Meet John…

John W. Bateman writes and looks for stories from the Deep South. His work has appeared in places like The Chicago Tribune, The New Southern Fugitives, Electric Literature, Facing South, The Santa Fe Writers Project Quarterly, and on the silver screen. He has a not-so-secret addiction to glitter and, contrary to his southern roots, does NOT like sweet tea. His first novel, Who Killed Buster Sparkle? (Unsolicited Press) was a 2020 Nominee in Fiction by the Mississippi Institute of Arts & Letters and recipient of the 2019 Screencraft Cinematic Book Award. John received his MFA in writing from the School of the Art Institute of Chicago and is a 2023 Pulitzer Center Reporting Fellow. He is currently a 2023-24 Watson Brown Fellow in the Southern Studies Fellowship in Arts & Letters.

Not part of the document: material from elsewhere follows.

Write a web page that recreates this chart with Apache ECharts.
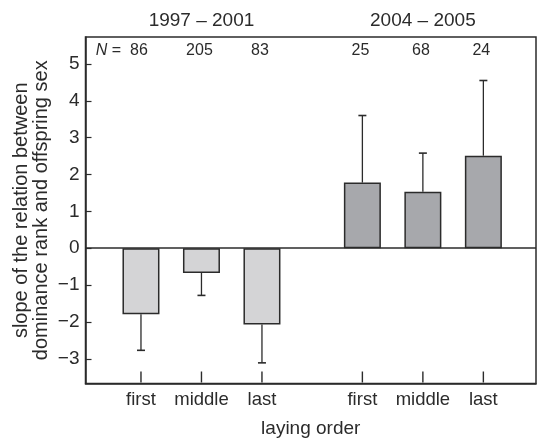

Although he misses his unicorn lumberjack shack, John is living somewhere near the third star to the left.

Current projects…

According to the Local News Initiative, there has been a net loss of nearly 2,900 newspapers in the U.S. from 2005 to 2023. More than 200 counties have no local media source and more than 1500 have one: roughly half of the United States landscape. How does this affect the South? The rest of the nation? One theory poses that a lack of local information contributes to the growing division of “us” and “them.”

In my Southern Studies Fellowship in Arts & Letters, I am exploring access to information, the control of narratives, and the way the public receives and consumes information. Some questions I’m exploring include:

  • How does access to information impact communities? How is the public’s access, consumption, and understanding of news and information influenced?

  • What narratives do we believe? What narratives do we tell ourselves?